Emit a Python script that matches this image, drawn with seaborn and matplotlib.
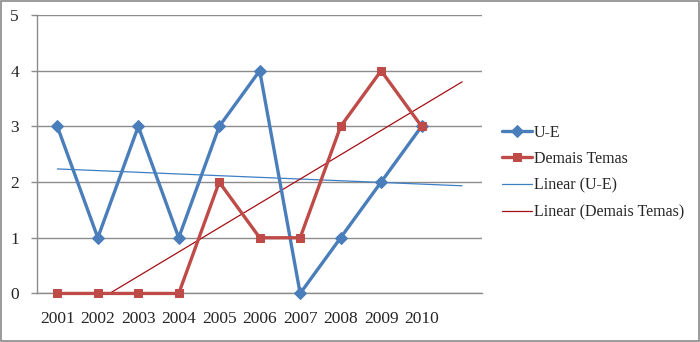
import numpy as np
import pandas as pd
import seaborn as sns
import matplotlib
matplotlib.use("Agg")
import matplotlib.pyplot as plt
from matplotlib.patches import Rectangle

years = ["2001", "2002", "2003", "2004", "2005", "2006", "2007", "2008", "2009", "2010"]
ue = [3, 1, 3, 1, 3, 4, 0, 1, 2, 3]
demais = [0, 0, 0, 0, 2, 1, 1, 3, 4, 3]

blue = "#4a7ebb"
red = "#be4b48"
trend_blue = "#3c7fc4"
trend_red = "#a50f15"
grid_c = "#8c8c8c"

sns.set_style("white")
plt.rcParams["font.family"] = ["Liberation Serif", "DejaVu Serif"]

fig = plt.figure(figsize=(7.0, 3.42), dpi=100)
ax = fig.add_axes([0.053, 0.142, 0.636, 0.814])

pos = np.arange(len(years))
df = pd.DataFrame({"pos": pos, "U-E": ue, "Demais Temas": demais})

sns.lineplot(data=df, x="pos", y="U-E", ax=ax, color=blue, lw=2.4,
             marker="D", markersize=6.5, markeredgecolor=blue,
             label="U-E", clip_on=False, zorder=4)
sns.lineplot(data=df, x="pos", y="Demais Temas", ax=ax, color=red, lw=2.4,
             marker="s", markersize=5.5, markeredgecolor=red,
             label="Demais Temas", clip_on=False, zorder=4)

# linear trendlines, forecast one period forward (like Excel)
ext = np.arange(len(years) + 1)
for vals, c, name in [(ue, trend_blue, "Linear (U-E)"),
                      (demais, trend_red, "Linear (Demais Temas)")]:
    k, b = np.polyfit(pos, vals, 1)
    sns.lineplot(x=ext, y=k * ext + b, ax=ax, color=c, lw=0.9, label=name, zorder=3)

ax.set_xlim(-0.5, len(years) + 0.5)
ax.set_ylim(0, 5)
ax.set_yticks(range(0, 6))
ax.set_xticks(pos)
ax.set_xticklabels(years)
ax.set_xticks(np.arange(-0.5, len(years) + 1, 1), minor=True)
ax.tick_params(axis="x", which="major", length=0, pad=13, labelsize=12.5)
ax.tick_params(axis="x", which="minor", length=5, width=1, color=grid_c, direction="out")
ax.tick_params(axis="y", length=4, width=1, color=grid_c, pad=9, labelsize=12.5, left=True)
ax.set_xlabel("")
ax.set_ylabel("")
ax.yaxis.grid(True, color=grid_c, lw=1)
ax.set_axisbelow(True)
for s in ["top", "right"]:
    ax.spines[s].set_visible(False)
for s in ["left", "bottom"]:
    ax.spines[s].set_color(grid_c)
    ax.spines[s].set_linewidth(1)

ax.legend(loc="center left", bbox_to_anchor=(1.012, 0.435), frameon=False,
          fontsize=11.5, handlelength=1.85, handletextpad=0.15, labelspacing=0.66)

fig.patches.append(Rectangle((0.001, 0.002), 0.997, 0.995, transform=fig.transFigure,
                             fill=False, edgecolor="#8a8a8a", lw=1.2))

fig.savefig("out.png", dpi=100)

---

What you should do = The data above should be repeated exactly, minus any pictures.

Task output =
Emit a Python script that matches this image, drawn with seaborn and matplotlib.
import numpy as np
import pandas as pd
import seaborn as sns
import matplotlib
matplotlib.use("Agg")
import matplotlib.pyplot as plt
from matplotlib.patches import Rectangle

years = ["2001", "2002", "2003", "2004", "2005", "2006", "2007", "2008", "2009", "2010"]
ue = [3, 1, 3, 1, 3, 4, 0, 1, 2, 3]
demais = [0, 0, 0, 0, 2, 1, 1, 3, 4, 3]

blue = "#4a7ebb"
red = "#be4b48"
trend_blue = "#3c7fc4"
trend_red = "#a50f15"
grid_c = "#8c8c8c"

sns.set_style("white")
plt.rcParams["font.family"] = ["Liberation Serif", "DejaVu Serif"]

fig = plt.figure(figsize=(7.0, 3.42), dpi=100)
ax = fig.add_axes([0.053, 0.142, 0.636, 0.814])

pos = np.arange(len(years))
df = pd.DataFrame({"pos": pos, "U-E": ue, "Demais Temas": demais})

sns.lineplot(data=df, x="pos", y="U-E", ax=ax, color=blue, lw=2.4,
             marker="D", markersize=6.5, markeredgecolor=blue,
             label="U-E", clip_on=False, zorder=4)
sns.lineplot(data=df, x="pos", y="Demais Temas", ax=ax, color=red, lw=2.4,
             marker="s", markersize=5.5, markeredgecolor=red,
             label="Demais Temas", clip_on=False, zorder=4)

# linear trendlines, forecast one period forward (like Excel)
ext = np.arange(len(years) + 1)
for vals, c, name in [(ue, trend_blue, "Linear (U-E)"),
                      (demais, trend_red, "Linear (Demais Temas)")]:
    k, b = np.polyfit(pos, vals, 1)
    sns.lineplot(x=ext, y=k * ext + b, ax=ax, color=c, lw=0.9, label=name, zorder=3)

ax.set_xlim(-0.5, len(years) + 0.5)
ax.set_ylim(0, 5)
ax.set_yticks(range(0, 6))
ax.set_xticks(pos)
ax.set_xticklabels(years)
ax.set_xticks(np.arange(-0.5, len(years) + 1, 1), minor=True)
ax.tick_params(axis="x", which="major", length=0, pad=13, labelsize=12.5)
ax.tick_params(axis="x", which="minor", length=5, width=1, color=grid_c, direction="out")
ax.tick_params(axis="y", length=4, width=1, color=grid_c, pad=9, labelsize=12.5, left=True)
ax.set_xlabel("")
ax.set_ylabel("")
ax.yaxis.grid(True, color=grid_c, lw=1)
ax.set_axisbelow(True)
for s in ["top", "right"]:
    ax.spines[s].set_visible(False)
for s in ["left", "bottom"]:
    ax.spines[s].set_color(grid_c)
    ax.spines[s].set_linewidth(1)

ax.legend(loc="center left", bbox_to_anchor=(1.012, 0.435), frameon=False,
          fontsize=11.5, handlelength=1.85, handletextpad=0.15, labelspacing=0.66)

fig.patches.append(Rectangle((0.001, 0.002), 0.997, 0.995, transform=fig.transFigure,
                             fill=False, edgecolor="#8a8a8a", lw=1.2))

fig.savefig("out.png", dpi=100)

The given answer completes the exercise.